On Feb 24, 9:47 pm, "Kit Mai" <maiwei...@hotmail.com> wrote:
> Hello everyone,
>
> I am analysizing this signal: S = sin(2*pi*fd*t+23*pi/180) + 0.25*sin(2*pi*3*fd*t+68*pi/180) + 0.3*sin(2*pi*5*fd*t+16*pi/180) + 0.1*sin(2*pi*128*t+78*pi/180) + 0.15*sin(2*pi*243.2*t+94*pi/180) + 0.07*sin(2*pi*376*t);
>
> fd=60.32Hz;
> fs=5000Hz;
> length of S is 1000
>
> As you can see, in this distorted signal, there are fundamental frequency fd, 3rd, 5th harmonics frequency components, and a few interharmonic components (128, 243.2, 376Hz)
>
> I have successfully used an algorithm to find the best length N of the sampled window for the DFT analysis, which is N=995. This N can minimize the spectrum leakage near the fundamental and harmonics frequency components, as you can see in my plot here:http://p13.freep.cn/p.aspx?u=v20_p13_photo_1202241632553300_0.png
>
> If the original signal S can be decomposed into S=Sd+Sh+Si
> where Sd is fundamental frequency signal, Sh is harmonic signals(only 3rd,5th harmonic in this case) and Si is the interharmonic components signals
>
> Now, my task is to reconstruct the Sd + Sh signal. Due to the lack of knowledge in DSP, I am kindly asking for your suggestions while I am learning it myself.
>
> Should I use the output of FFT? and then zero out the unwanted frequency components, and then do the ifft?
>
> Or should I get the real part and imaginary part of the corresponding coefficients from the output of FFT, and reconstruct the fundamental and harmonic components signal?
>
> Or any other ideas and comment?
>
> Thank you!
Since you start with a sum of sines, and you're looking to end with
the real and imaginary parts of those sines, I guess this must be a
purely academic exercise. Otherwise, you could work these out from
the amplitudes and phases without any FFT at all.

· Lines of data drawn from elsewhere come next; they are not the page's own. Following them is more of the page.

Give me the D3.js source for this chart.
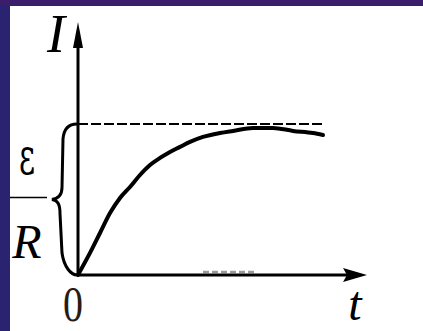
<!DOCTYPE html>
<html>
<head>
<meta charset="utf-8">
<script src="https://cdn.jsdelivr.net/npm/d3@7"></script>
<style>
  html, body { margin: 0; padding: 0; background: #ffffff; overflow: hidden; }
  svg { display: block; }
</style>
</head>
<body>
<script>
// Charging current of an RL circuit: I rises from 0 towards the limit ε/R.
const tValues = [0, 0.24, 0.44, 0.64, 0.84, 1.04, 1.24, 1.44, 1.64, 1.84, 2.04, 2.24, 2.5, 2.84, 3.1, 3.5, 3.9, 4.3, 4.7, 4.9];
const iValues = [0, 0.146, 0.278, 0.41, 0.51, 0.583, 0.662, 0.728, 0.775, 0.815, 0.848, 0.881, 0.914, 0.94, 0.954, 0.974, 0.974, 0.954, 0.94, 0.927];
const limitValue = [1];          // ε/R level (dashed asymptote)
const limitEnd = [4.9];          // t where the dashed line stops
const axisLabels = ["I", "t", "0"];

const W = 423, H = 331;
const svg = d3.select("body").append("svg").attr("width", W).attr("height", H);

// frame: white drawing panel with a dark band on the left and top
svg.append("rect").attr("width", W).attr("height", H).attr("fill", "#ffffff");
svg.append("rect").attr("width", 10).attr("height", H).attr("fill", "#2a2470");
svg.append("rect").attr("width", W).attr("height", 6).attr("fill", "#3a1e6b");

const x = d3.scaleLinear().domain([0, 5.78]).range([78, 367]);
const y = d3.scaleLinear().domain([0, 1.675]).range([275, 22]);

const ink = "#000";
const x0 = x(0), y0 = y(0);

// faint smudge on the time axis
svg.append("line")
  .attr("x1", x(2.5)).attr("x2", x(3.58)).attr("y1", y0 - 3).attr("y2", y0 - 3)
  .attr("stroke", "#9a9a9a").attr("stroke-width", 2.5).attr("stroke-dasharray", "6,3");

// axes
svg.append("line").attr("x1", x0).attr("x2", x0).attr("y1", y0 + 1).attr("y2", y(1.675) + 20)
  .attr("stroke", ink).attr("stroke-width", 3);
svg.append("line").attr("x1", x0 - 1).attr("x2", x(5.78) - 18).attr("y1", y0).attr("y2", y0)
  .attr("stroke", ink).attr("stroke-width", 3);

// arrow heads
const yTop = y(1.675), xEnd = x(5.78);
svg.append("path")
  .attr("d", `M${x0},${yTop} L${x0 + 5},${yTop + 26} L${x0 - 5},${yTop + 26} Z`)
  .attr("fill", ink);
svg.append("path")
  .attr("d", `M${xEnd},${y0} L${xEnd - 24},${y0 - 7} L${xEnd - 20},${y0} L${xEnd - 24},${y0 + 7} Z`)
  .attr("fill", ink);

// asymptote ε/R
svg.append("line")
  .attr("x1", x0).attr("x2", x(limitEnd[0]))
  .attr("y1", y(limitValue[0])).attr("y2", y(limitValue[0]))
  .attr("stroke", ink).attr("stroke-width", 2).attr("stroke-dasharray", "10,3");

// current curve
const pts = tValues.map((t, i) => [t, iValues[i]]);
svg.append("path")
  .datum(pts)
  .attr("d", d3.line().x(d => x(d[0])).y(d => y(d[1])).curve(d3.curveMonotoneX))
  .attr("fill", "none").attr("stroke", ink).attr("stroke-width", 4)
  .attr("stroke-linecap", "round");

// brace spanning 0 … ε/R
const braceTop = y(limitValue[0]), braceBot = y0, braceMid = (braceTop + braceBot) / 2;
svg.append("path")
  .attr("d", `M${x0 - 1},${braceTop}
    C${x0 - 7},${braceTop} ${x0 - 14},${braceTop + 3} ${x0 - 15},${braceTop + 15}
    L${x0 - 16},${braceMid - 12}
    C${x0 - 16},${braceMid - 4} ${x0 - 20},${braceMid - 1} ${x0 - 26},${braceMid}
    C${x0 - 20},${braceMid + 1} ${x0 - 18},${braceMid + 5} ${x0 - 18},${braceMid + 14}
    L${x0 - 16},${braceBot - 22}
    C${x0 - 14},${braceBot - 8} ${x0 - 7},${braceBot} ${x0 - 1},${braceBot}`)
  .attr("fill", "none").attr("stroke", ink).attr("stroke-width", 3);

// fraction ε / R
svg.append("line").attr("x1", 10).attr("x2", 47).attr("y1", braceMid - 2).attr("y2", braceMid - 2)
  .attr("stroke", ink).attr("stroke-width", 1.5);
svg.append("text")
  .attr("transform", `translate(27,${braceMid - 25}) scale(0.62,1.05)`)
  .attr("text-anchor", "middle")
  .attr("font-family", "DejaVu Serif, serif").attr("font-size", 50)
  .attr("fill", ink).text("ε");
svg.append("text")
  .attr("x", 27).attr("y", braceBot - 17)
  .attr("text-anchor", "middle")
  .attr("font-family", "Liberation Serif, serif").attr("font-style", "italic").attr("font-size", 48)
  .attr("fill", ink).text("R");

// axis labels
svg.append("text")
  .attr("x", 56).attr("y", 52)
  .attr("text-anchor", "middle")
  .attr("font-family", "Liberation Serif, serif").attr("font-style", "italic").attr("font-size", 54)
  .attr("fill", ink).text(axisLabels[0]);
svg.append("text")
  .attr("x", x(5.54)).attr("y", 320)
  .attr("text-anchor", "middle")
  .attr("font-family", "Liberation Serif, serif").attr("font-style", "italic").attr("font-size", 48)
  .attr("fill", ink).text(axisLabels[1]);
svg.append("text")
  .attr("transform", `translate(${x0 - 5},321) scale(0.8,1)`)
  .attr("text-anchor", "middle")
  .attr("font-family", "Liberation Serif, serif").attr("font-size", 50)
  .attr("fill", "#2a1a10").text(axisLabels[2]);
</script>
</body>
</html>
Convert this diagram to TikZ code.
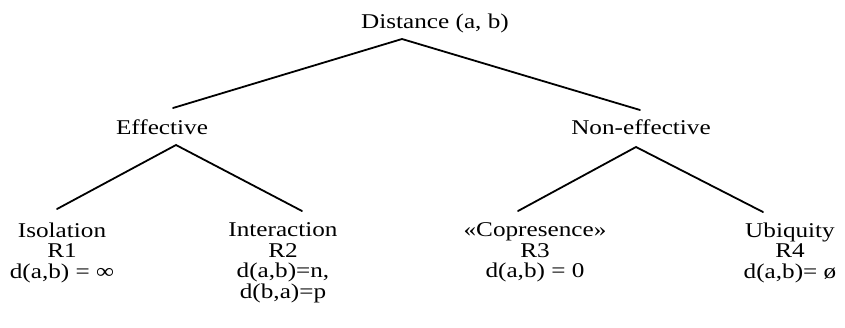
\documentclass[tikz,border=0pt]{standalone}
\usepackage{fontspec}
\setmainfont{Liberation Serif}[FakeStretch=1.2]
\begin{document}
\begin{tikzpicture}[x=1pt,y=-1pt,
  lbl/.style={inner sep=0pt,font=\fontsize{21}{20.6}\selectfont},
  leaf/.style={lbl,align=center,anchor=north},
  branch/.style={line width=1.8pt,line cap=round,line join=miter}]
\useasboundingbox (0,0) rectangle (845,327);
% labels
\node[lbl,anchor=base] (root) at (435,28) {Distance (a, b)};
\node[lbl,anchor=base] (eff) at (162,134) {Effective};
\node[lbl,anchor=base] (neff) at (641,134) {Non-effective};
\node[leaf] (iso) at (62,222.5) {Isolation\\R1\\d(a,b) = ∞};
\node[leaf] (inter) at (283,222.5) {Interaction\\R2\\d(a,b)=n,\\d(b,a)=p};
\node[leaf] (copr) at (535,222.5) {«Copresence»\\R3\\d(a,b) = 0};
\node[leaf] (ubi) at (790,222.5) {Ubiquity\\R4\\d(a,b)= ø};
% connector end points
\coordinate (rootTip) at (402,39);
\coordinate (effTop) at (173,108);
\coordinate (neffTop) at (640,110);
\coordinate (effTip) at (176,145);
\coordinate (isoTop) at (57,209);
\coordinate (interTop) at (302,211);
\coordinate (neffTip) at (636,147);
\coordinate (coprTop) at (518,211);
\coordinate (ubiTop) at (763,212);
% connectors
\draw[branch] (effTop) -- (rootTip) -- (neffTop);
\draw[branch] (isoTop) -- (effTip) -- (interTop);
\draw[branch] (coprTop) -- (neffTip) -- (ubiTop);
\end{tikzpicture}
\end{document}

But if it were a real problem, where S is a sum of sines with unknown
amplitude and phase but known frequency, then this is not the best way
to go about it.
A better strategy is to solve it in the time domain as a least squares
problem using Matlab's \ facility (help mldivide). This is the way it
is done in the tidal hydraulics toolbox t_tide (Google it).